**GIVEN DATA:**
------------------------------------------------------------------------

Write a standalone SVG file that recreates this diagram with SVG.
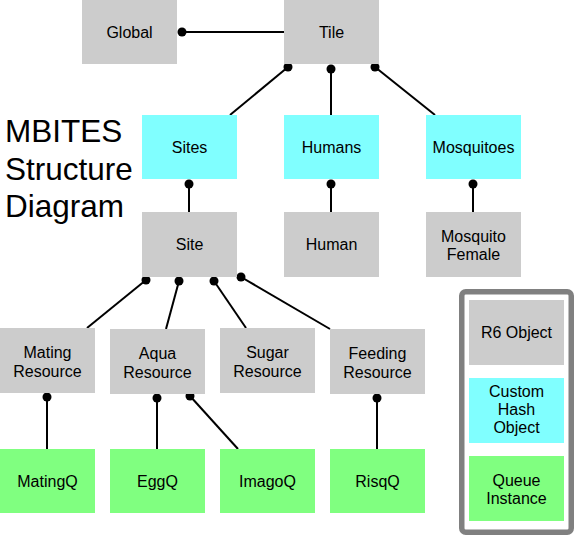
<svg xmlns="http://www.w3.org/2000/svg" width="574" height="535" viewBox="0 0 574 535">
<style>
.r6{fill:#cccccc}
.hash{fill:#80ffff}
.q{fill:#80ff80}
text{font-family:"Liberation Sans",Arial,Helvetica,sans-serif;font-size:16px;fill:#000;text-anchor:middle}
.title{font-size:31.5px;text-anchor:start}
.conn line{stroke:#000;stroke-width:2}
.conn circle{fill:#000}
</style>
<rect width="574" height="535" fill="#ffffff"/>
<text class="title" x="5" y="142">MBITES</text>
<text class="title" x="5" y="180">Structure</text>
<text class="title" x="5" y="217">Diagram</text>

<g id="connectors" class="conn">
<line x1="182" y1="32" x2="284" y2="32"/><circle cx="182" cy="32" r="4.5"/>
<line x1="288" y1="67" x2="230" y2="115"/><circle cx="288" cy="67" r="4.5"/>
<line x1="331" y1="69" x2="331" y2="115"/><circle cx="331" cy="69" r="4.5"/>
<line x1="375" y1="67" x2="435" y2="115"/><circle cx="375" cy="67" r="4.5"/>
<line x1="189" y1="184" x2="189" y2="212"/><circle cx="189" cy="184" r="4.5"/>
<line x1="331" y1="184" x2="331" y2="212"/><circle cx="331" cy="184" r="4.5"/>
<line x1="473" y1="184" x2="473" y2="212"/><circle cx="473" cy="184" r="4.5"/>
<line x1="146" y1="280" x2="87" y2="328"/><circle cx="146" cy="280" r="4.5"/>
<line x1="179" y1="281" x2="166" y2="329"/><circle cx="179" cy="281" r="4.5"/>
<line x1="214" y1="281" x2="246" y2="328"/><circle cx="214" cy="281" r="4.5"/>
<line x1="241" y1="277" x2="330" y2="329"/><circle cx="241" cy="277" r="4.5"/>
<line x1="47" y1="397" x2="47" y2="449"/><circle cx="47" cy="397" r="4.5"/>
<line x1="157" y1="398" x2="157" y2="449"/><circle cx="157" cy="398" r="4.5"/>
<line x1="190" y1="396" x2="238" y2="449"/><circle cx="190" cy="396" r="4.5"/>
<line x1="377" y1="398" x2="377" y2="449"/><circle cx="377" cy="398" r="4.5"/>
</g>

<g id="global"><rect class="r6" x="82" y="0" width="95" height="64"/><text x="129.5" y="37.5">Global</text></g>
<g id="tile"><rect class="r6" x="284" y="0" width="95" height="64"/><text x="331.5" y="37.5">Tile</text></g>
<g id="sites"><rect class="hash" x="142" y="115" width="95" height="64"/><text x="189.5" y="152.5">Sites</text></g>
<g id="humans"><rect class="hash" x="284" y="115" width="95" height="64"/><text x="331.5" y="152.5">Humans</text></g>
<g id="mosquitoes"><rect class="hash" x="426" y="115" width="95" height="64"/><text x="473.5" y="152.5">Mosquitoes</text></g>
<g id="site"><rect class="r6" x="142" y="212" width="95" height="65"/><text x="189.5" y="249.5">Site</text></g>
<g id="human"><rect class="r6" x="284" y="212" width="95" height="65"/><text x="331.5" y="249.5">Human</text></g>
<g id="mosquito-female"><rect class="r6" x="426" y="212" width="95" height="65"/><text x="473.5" y="241.5">Mosquito</text><text x="473.5" y="259.5">Female</text></g>
<g id="mating-resource"><rect class="r6" x="0" y="328" width="95" height="65"/><text x="47.5" y="357.5">Mating</text><text x="47.5" y="376.5">Resource</text></g>
<g id="aqua-resource"><rect class="r6" x="110" y="329" width="95" height="65"/><text x="157.5" y="358.5">Aqua</text><text x="157.5" y="377.5">Resource</text></g>
<g id="sugar-resource"><rect class="r6" x="220" y="328" width="95" height="65"/><text x="267.5" y="357.5">Sugar</text><text x="267.5" y="376.5">Resource</text></g>
<g id="feeding-resource"><rect class="r6" x="330" y="329" width="95" height="65"/><text x="377.5" y="358.5">Feeding</text><text x="377.5" y="377.5">Resource</text></g>
<g id="matingq"><rect class="q" x="0" y="449" width="95" height="64"/><text x="47.5" y="486.5">MatingQ</text></g>
<g id="eggq"><rect class="q" x="110" y="449" width="95" height="64"/><text x="157.5" y="486.5">EggQ</text></g>
<g id="imagoq"><rect class="q" x="220" y="449" width="95" height="64"/><text x="267.5" y="486.5">ImagoQ</text></g>
<g id="risqq"><rect class="q" x="330" y="449" width="95" height="64"/><text x="377.5" y="486.5">RisqQ</text></g>

<g id="legend">
<rect x="461.75" y="291.75" width="109.5" height="240.5" rx="4" fill="#ffffff" stroke="#808080" stroke-width="5.5"/>
<rect class="r6" x="469" y="300" width="95" height="65"/><text x="516.5" y="337.5">R6 Object</text>
<rect class="hash" x="469" y="378" width="95" height="65"/><text x="516.5" y="397">Custom</text><text x="516.5" y="415">Hash</text><text x="516.5" y="433">Object</text>
<rect class="q" x="469" y="456" width="95" height="65"/><text x="516.5" y="485.5">Queue</text><text x="516.5" y="503.5">Instance</text>
</g>
</svg>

------------------------------------------------------------------------

Give all the lines above again, character for character, without pictures.

Write a standalone SVG file that recreates this diagram with SVG.
<svg xmlns="http://www.w3.org/2000/svg" width="574" height="535" viewBox="0 0 574 535">
<style>
.r6{fill:#cccccc}
.hash{fill:#80ffff}
.q{fill:#80ff80}
text{font-family:"Liberation Sans",Arial,Helvetica,sans-serif;font-size:16px;fill:#000;text-anchor:middle}
.title{font-size:31.5px;text-anchor:start}
.conn line{stroke:#000;stroke-width:2}
.conn circle{fill:#000}
</style>
<rect width="574" height="535" fill="#ffffff"/>
<text class="title" x="5" y="142">MBITES</text>
<text class="title" x="5" y="180">Structure</text>
<text class="title" x="5" y="217">Diagram</text>

<g id="connectors" class="conn">
<line x1="182" y1="32" x2="284" y2="32"/><circle cx="182" cy="32" r="4.5"/>
<line x1="288" y1="67" x2="230" y2="115"/><circle cx="288" cy="67" r="4.5"/>
<line x1="331" y1="69" x2="331" y2="115"/><circle cx="331" cy="69" r="4.5"/>
<line x1="375" y1="67" x2="435" y2="115"/><circle cx="375" cy="67" r="4.5"/>
<line x1="189" y1="184" x2="189" y2="212"/><circle cx="189" cy="184" r="4.5"/>
<line x1="331" y1="184" x2="331" y2="212"/><circle cx="331" cy="184" r="4.5"/>
<line x1="473" y1="184" x2="473" y2="212"/><circle cx="473" cy="184" r="4.5"/>
<line x1="146" y1="280" x2="87" y2="328"/><circle cx="146" cy="280" r="4.5"/>
<line x1="179" y1="281" x2="166" y2="329"/><circle cx="179" cy="281" r="4.5"/>
<line x1="214" y1="281" x2="246" y2="328"/><circle cx="214" cy="281" r="4.5"/>
<line x1="241" y1="277" x2="330" y2="329"/><circle cx="241" cy="277" r="4.5"/>
<line x1="47" y1="397" x2="47" y2="449"/><circle cx="47" cy="397" r="4.5"/>
<line x1="157" y1="398" x2="157" y2="449"/><circle cx="157" cy="398" r="4.5"/>
<line x1="190" y1="396" x2="238" y2="449"/><circle cx="190" cy="396" r="4.5"/>
<line x1="377" y1="398" x2="377" y2="449"/><circle cx="377" cy="398" r="4.5"/>
</g>

<g id="global"><rect class="r6" x="82" y="0" width="95" height="64"/><text x="129.5" y="37.5">Global</text></g>
<g id="tile"><rect class="r6" x="284" y="0" width="95" height="64"/><text x="331.5" y="37.5">Tile</text></g>
<g id="sites"><rect class="hash" x="142" y="115" width="95" height="64"/><text x="189.5" y="152.5">Sites</text></g>
<g id="humans"><rect class="hash" x="284" y="115" width="95" height="64"/><text x="331.5" y="152.5">Humans</text></g>
<g id="mosquitoes"><rect class="hash" x="426" y="115" width="95" height="64"/><text x="473.5" y="152.5">Mosquitoes</text></g>
<g id="site"><rect class="r6" x="142" y="212" width="95" height="65"/><text x="189.5" y="249.5">Site</text></g>
<g id="human"><rect class="r6" x="284" y="212" width="95" height="65"/><text x="331.5" y="249.5">Human</text></g>
<g id="mosquito-female"><rect class="r6" x="426" y="212" width="95" height="65"/><text x="473.5" y="241.5">Mosquito</text><text x="473.5" y="259.5">Female</text></g>
<g id="mating-resource"><rect class="r6" x="0" y="328" width="95" height="65"/><text x="47.5" y="357.5">Mating</text><text x="47.5" y="376.5">Resource</text></g>
<g id="aqua-resource"><rect class="r6" x="110" y="329" width="95" height="65"/><text x="157.5" y="358.5">Aqua</text><text x="157.5" y="377.5">Resource</text></g>
<g id="sugar-resource"><rect class="r6" x="220" y="328" width="95" height="65"/><text x="267.5" y="357.5">Sugar</text><text x="267.5" y="376.5">Resource</text></g>
<g id="feeding-resource"><rect class="r6" x="330" y="329" width="95" height="65"/><text x="377.5" y="358.5">Feeding</text><text x="377.5" y="377.5">Resource</text></g>
<g id="matingq"><rect class="q" x="0" y="449" width="95" height="64"/><text x="47.5" y="486.5">MatingQ</text></g>
<g id="eggq"><rect class="q" x="110" y="449" width="95" height="64"/><text x="157.5" y="486.5">EggQ</text></g>
<g id="imagoq"><rect class="q" x="220" y="449" width="95" height="64"/><text x="267.5" y="486.5">ImagoQ</text></g>
<g id="risqq"><rect class="q" x="330" y="449" width="95" height="64"/><text x="377.5" y="486.5">RisqQ</text></g>

<g id="legend">
<rect x="461.75" y="291.75" width="109.5" height="240.5" rx="4" fill="#ffffff" stroke="#808080" stroke-width="5.5"/>
<rect class="r6" x="469" y="300" width="95" height="65"/><text x="516.5" y="337.5">R6 Object</text>
<rect class="hash" x="469" y="378" width="95" height="65"/><text x="516.5" y="397">Custom</text><text x="516.5" y="415">Hash</text><text x="516.5" y="433">Object</text>
<rect class="q" x="469" y="456" width="95" height="65"/><text x="516.5" y="485.5">Queue</text><text x="516.5" y="503.5">Instance</text>
</g>
</svg>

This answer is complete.